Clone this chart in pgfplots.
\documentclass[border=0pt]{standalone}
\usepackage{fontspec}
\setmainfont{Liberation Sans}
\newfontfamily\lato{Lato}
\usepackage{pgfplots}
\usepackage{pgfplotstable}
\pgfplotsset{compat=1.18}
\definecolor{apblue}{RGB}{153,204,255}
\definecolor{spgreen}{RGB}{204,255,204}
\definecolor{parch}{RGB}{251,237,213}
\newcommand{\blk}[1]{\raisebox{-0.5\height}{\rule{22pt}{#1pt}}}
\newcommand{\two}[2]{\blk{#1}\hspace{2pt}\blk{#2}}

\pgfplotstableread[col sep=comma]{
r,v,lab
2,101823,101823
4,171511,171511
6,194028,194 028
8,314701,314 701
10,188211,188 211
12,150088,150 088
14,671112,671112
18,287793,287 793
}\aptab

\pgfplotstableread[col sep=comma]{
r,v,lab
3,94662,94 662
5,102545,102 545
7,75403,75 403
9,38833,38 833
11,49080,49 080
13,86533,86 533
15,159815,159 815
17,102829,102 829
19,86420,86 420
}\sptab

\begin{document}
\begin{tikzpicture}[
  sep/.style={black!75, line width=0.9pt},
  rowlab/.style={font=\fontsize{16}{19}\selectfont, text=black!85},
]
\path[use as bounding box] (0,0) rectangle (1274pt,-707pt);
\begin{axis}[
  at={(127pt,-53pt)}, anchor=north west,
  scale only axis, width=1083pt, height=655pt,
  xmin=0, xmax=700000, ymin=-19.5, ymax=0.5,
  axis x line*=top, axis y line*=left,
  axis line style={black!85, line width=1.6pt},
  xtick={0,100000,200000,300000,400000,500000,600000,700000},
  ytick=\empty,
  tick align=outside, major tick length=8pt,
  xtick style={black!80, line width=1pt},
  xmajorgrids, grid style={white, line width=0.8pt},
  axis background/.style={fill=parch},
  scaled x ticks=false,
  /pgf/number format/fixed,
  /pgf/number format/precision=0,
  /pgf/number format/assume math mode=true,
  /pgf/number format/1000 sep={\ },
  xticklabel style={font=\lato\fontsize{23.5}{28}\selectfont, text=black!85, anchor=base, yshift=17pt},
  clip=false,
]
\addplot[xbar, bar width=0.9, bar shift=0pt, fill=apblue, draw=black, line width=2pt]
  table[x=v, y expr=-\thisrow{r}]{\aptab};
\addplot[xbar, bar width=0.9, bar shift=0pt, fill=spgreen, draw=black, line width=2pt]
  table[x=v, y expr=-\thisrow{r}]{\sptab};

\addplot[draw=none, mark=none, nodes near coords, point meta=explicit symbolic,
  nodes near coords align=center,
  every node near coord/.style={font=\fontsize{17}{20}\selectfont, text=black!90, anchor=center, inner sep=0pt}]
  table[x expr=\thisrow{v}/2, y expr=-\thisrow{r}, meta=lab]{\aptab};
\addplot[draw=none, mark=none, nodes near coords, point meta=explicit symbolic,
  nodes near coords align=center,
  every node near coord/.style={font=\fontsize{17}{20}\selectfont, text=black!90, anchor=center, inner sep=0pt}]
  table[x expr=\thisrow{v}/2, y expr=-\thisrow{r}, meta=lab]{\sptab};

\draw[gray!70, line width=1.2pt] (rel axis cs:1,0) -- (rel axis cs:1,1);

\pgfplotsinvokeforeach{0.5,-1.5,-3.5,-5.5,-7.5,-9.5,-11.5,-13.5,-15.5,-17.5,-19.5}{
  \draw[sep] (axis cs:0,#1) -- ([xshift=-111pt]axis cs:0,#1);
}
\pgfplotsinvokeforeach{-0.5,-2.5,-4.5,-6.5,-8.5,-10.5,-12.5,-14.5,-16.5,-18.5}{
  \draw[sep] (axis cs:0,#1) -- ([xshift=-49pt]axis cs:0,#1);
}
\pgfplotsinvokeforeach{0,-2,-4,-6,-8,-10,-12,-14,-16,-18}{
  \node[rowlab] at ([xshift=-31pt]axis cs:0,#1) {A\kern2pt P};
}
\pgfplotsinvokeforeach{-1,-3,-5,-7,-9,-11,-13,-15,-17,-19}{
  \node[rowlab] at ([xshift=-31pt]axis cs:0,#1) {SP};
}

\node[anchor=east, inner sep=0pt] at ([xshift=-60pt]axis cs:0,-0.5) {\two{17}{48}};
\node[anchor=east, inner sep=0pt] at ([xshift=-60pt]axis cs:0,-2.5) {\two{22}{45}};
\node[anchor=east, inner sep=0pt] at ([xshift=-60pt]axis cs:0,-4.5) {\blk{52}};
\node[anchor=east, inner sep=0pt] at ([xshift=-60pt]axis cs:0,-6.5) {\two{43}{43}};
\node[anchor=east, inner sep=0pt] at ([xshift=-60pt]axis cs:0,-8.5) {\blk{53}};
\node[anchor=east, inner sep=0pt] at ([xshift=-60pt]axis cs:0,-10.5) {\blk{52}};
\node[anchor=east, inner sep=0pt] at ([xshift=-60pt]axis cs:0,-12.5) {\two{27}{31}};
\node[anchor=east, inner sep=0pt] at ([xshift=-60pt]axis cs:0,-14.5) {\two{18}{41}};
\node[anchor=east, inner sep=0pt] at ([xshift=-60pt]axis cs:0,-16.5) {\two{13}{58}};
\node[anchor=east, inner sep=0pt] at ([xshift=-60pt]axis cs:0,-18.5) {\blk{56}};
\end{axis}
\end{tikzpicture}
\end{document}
________
## THE TASK
Your task is to quote the listing above word for word.

## ANSWER FOR THE TASK
Clone this chart in pgfplots.
\documentclass[border=0pt]{standalone}
\usepackage{fontspec}
\setmainfont{Liberation Sans}
\newfontfamily\lato{Lato}
\usepackage{pgfplots}
\usepackage{pgfplotstable}
\pgfplotsset{compat=1.18}
\definecolor{apblue}{RGB}{153,204,255}
\definecolor{spgreen}{RGB}{204,255,204}
\definecolor{parch}{RGB}{251,237,213}
\newcommand{\blk}[1]{\raisebox{-0.5\height}{\rule{22pt}{#1pt}}}
\newcommand{\two}[2]{\blk{#1}\hspace{2pt}\blk{#2}}

\pgfplotstableread[col sep=comma]{
r,v,lab
2,101823,101823
4,171511,171511
6,194028,194 028
8,314701,314 701
10,188211,188 211
12,150088,150 088
14,671112,671112
18,287793,287 793
}\aptab

\pgfplotstableread[col sep=comma]{
r,v,lab
3,94662,94 662
5,102545,102 545
7,75403,75 403
9,38833,38 833
11,49080,49 080
13,86533,86 533
15,159815,159 815
17,102829,102 829
19,86420,86 420
}\sptab

\begin{document}
\begin{tikzpicture}[
  sep/.style={black!75, line width=0.9pt},
  rowlab/.style={font=\fontsize{16}{19}\selectfont, text=black!85},
]
\path[use as bounding box] (0,0) rectangle (1274pt,-707pt);
\begin{axis}[
  at={(127pt,-53pt)}, anchor=north west,
  scale only axis, width=1083pt, height=655pt,
  xmin=0, xmax=700000, ymin=-19.5, ymax=0.5,
  axis x line*=top, axis y line*=left,
  axis line style={black!85, line width=1.6pt},
  xtick={0,100000,200000,300000,400000,500000,600000,700000},
  ytick=\empty,
  tick align=outside, major tick length=8pt,
  xtick style={black!80, line width=1pt},
  xmajorgrids, grid style={white, line width=0.8pt},
  axis background/.style={fill=parch},
  scaled x ticks=false,
  /pgf/number format/fixed,
  /pgf/number format/precision=0,
  /pgf/number format/assume math mode=true,
  /pgf/number format/1000 sep={\ },
  xticklabel style={font=\lato\fontsize{23.5}{28}\selectfont, text=black!85, anchor=base, yshift=17pt},
  clip=false,
]
\addplot[xbar, bar width=0.9, bar shift=0pt, fill=apblue, draw=black, line width=2pt]
  table[x=v, y expr=-\thisrow{r}]{\aptab};
\addplot[xbar, bar width=0.9, bar shift=0pt, fill=spgreen, draw=black, line width=2pt]
  table[x=v, y expr=-\thisrow{r}]{\sptab};

\addplot[draw=none, mark=none, nodes near coords, point meta=explicit symbolic,
  nodes near coords align=center,
  every node near coord/.style={font=\fontsize{17}{20}\selectfont, text=black!90, anchor=center, inner sep=0pt}]
  table[x expr=\thisrow{v}/2, y expr=-\thisrow{r}, meta=lab]{\aptab};
\addplot[draw=none, mark=none, nodes near coords, point meta=explicit symbolic,
  nodes near coords align=center,
  every node near coord/.style={font=\fontsize{17}{20}\selectfont, text=black!90, anchor=center, inner sep=0pt}]
  table[x expr=\thisrow{v}/2, y expr=-\thisrow{r}, meta=lab]{\sptab};

\draw[gray!70, line width=1.2pt] (rel axis cs:1,0) -- (rel axis cs:1,1);

\pgfplotsinvokeforeach{0.5,-1.5,-3.5,-5.5,-7.5,-9.5,-11.5,-13.5,-15.5,-17.5,-19.5}{
  \draw[sep] (axis cs:0,#1) -- ([xshift=-111pt]axis cs:0,#1);
}
\pgfplotsinvokeforeach{-0.5,-2.5,-4.5,-6.5,-8.5,-10.5,-12.5,-14.5,-16.5,-18.5}{
  \draw[sep] (axis cs:0,#1) -- ([xshift=-49pt]axis cs:0,#1);
}
\pgfplotsinvokeforeach{0,-2,-4,-6,-8,-10,-12,-14,-16,-18}{
  \node[rowlab] at ([xshift=-31pt]axis cs:0,#1) {A\kern2pt P};
}
\pgfplotsinvokeforeach{-1,-3,-5,-7,-9,-11,-13,-15,-17,-19}{
  \node[rowlab] at ([xshift=-31pt]axis cs:0,#1) {SP};
}

\node[anchor=east, inner sep=0pt] at ([xshift=-60pt]axis cs:0,-0.5) {\two{17}{48}};
\node[anchor=east, inner sep=0pt] at ([xshift=-60pt]axis cs:0,-2.5) {\two{22}{45}};
\node[anchor=east, inner sep=0pt] at ([xshift=-60pt]axis cs:0,-4.5) {\blk{52}};
\node[anchor=east, inner sep=0pt] at ([xshift=-60pt]axis cs:0,-6.5) {\two{43}{43}};
\node[anchor=east, inner sep=0pt] at ([xshift=-60pt]axis cs:0,-8.5) {\blk{53}};
\node[anchor=east, inner sep=0pt] at ([xshift=-60pt]axis cs:0,-10.5) {\blk{52}};
\node[anchor=east, inner sep=0pt] at ([xshift=-60pt]axis cs:0,-12.5) {\two{27}{31}};
\node[anchor=east, inner sep=0pt] at ([xshift=-60pt]axis cs:0,-14.5) {\two{18}{41}};
\node[anchor=east, inner sep=0pt] at ([xshift=-60pt]axis cs:0,-16.5) {\two{13}{58}};
\node[anchor=east, inner sep=0pt] at ([xshift=-60pt]axis cs:0,-18.5) {\blk{56}};
\end{axis}
\end{tikzpicture}
\end{document}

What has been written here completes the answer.